5. Continuous Integration and Deployment (CI/CD)

Unlike traditional software, where updates are usually deterministic and straightforward, updating machine learning models involves retraining on new data, which can lead to different behaviours or even potential regressions in performance. For example, a model that detects spam emails might become less effective or more prone to errors after being retrained on new data that contains new types of spam or legitimate emails.

To ensure the quality and reliability of ML models in production, establishing a robust CI/CD pipeline for machine learning is crucial but also challenging.

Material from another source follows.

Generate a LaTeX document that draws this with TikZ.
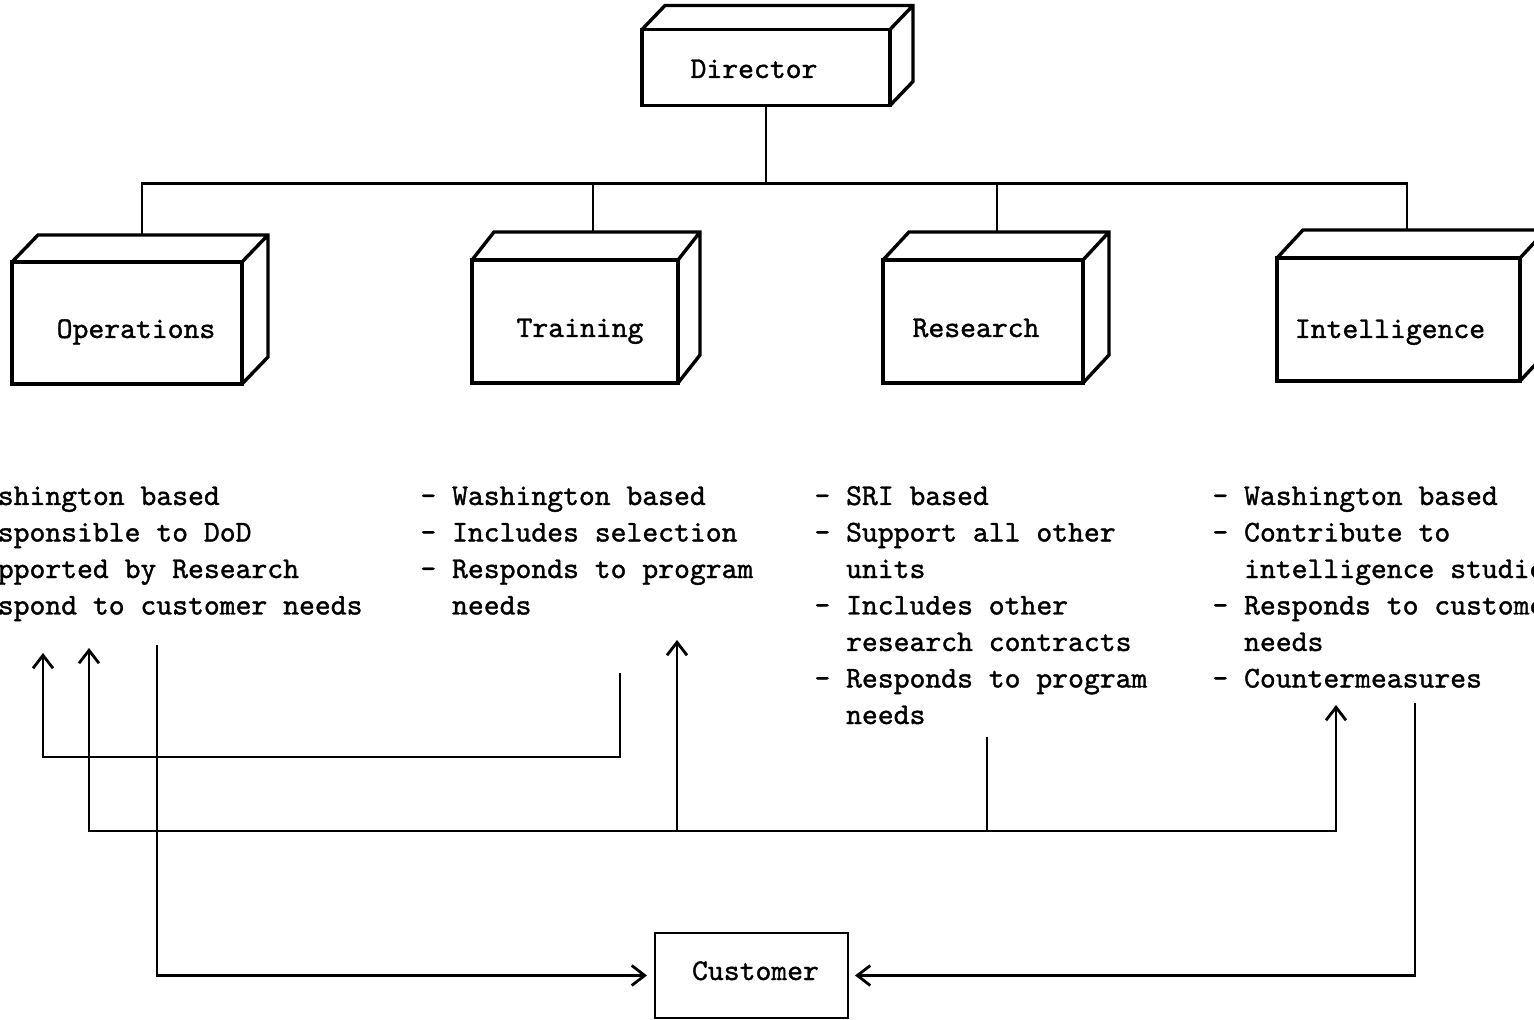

A typical CI/CD pipeline for machine learning includes the following steps:

Data validation: Checking the quality and consistency of the data used for training and inference, such as missing values, outliers, or schema changes.
Model validation: Evaluating the performance and robustness of the model on various metrics and scenarios, such as accuracy, fairness, or adversarial robustness.
Model testing: Testing the functionality and compatibility of the model with the production environment, such as input/output formats, dependencies, or hardware requirements.
Model deployment: Deploying the model to the production environment, such as cloud platforms, edge devices, or web applications.

Model monitoring: Monitoring the behavior and performance of the model in production, such as prediction errors, anomalies, or drifts.

To facilitate these steps, there are various tools and frameworks available, such as:

MLflow: An open-source platform for managing the end-to-end ML lifecycle, from data preparation to model deployment and monitoring.
Kubeflow: An open-source platform for deploying scalable and portable ML pipelines on Kubernetes clusters.
Seldon Core: An open-source platform for deploying and managing ML models on Kubernetes clusters with various features, such as logging, metrics, or explainability.

Netflix, which is a leading streaming service that offers various content based on user preferences, is one example of a system that uses CI/CD for machine learning. Netflix uses machine learning for various purposes, such as personalization, recommendation, search, and content delivery. Netflix has a sophisticated CI/CD pipeline for machine learning, which includes data validation, model validation, model testing, model deployment, and model monitoring.

Conclusion

Machine learning is not only a fascinating tool for solving various problems but also a distinctive field of exploration and innovation. As we deploy machine learning models in production, we encounter numerous challenges and opportunities that require continuous research and development. In this article, we have discussed some of the modern-world problems of ML in production and how to deal with them, with some recent real-world examples. We have also provided several examples of tools and frameworks that can help address these challenges.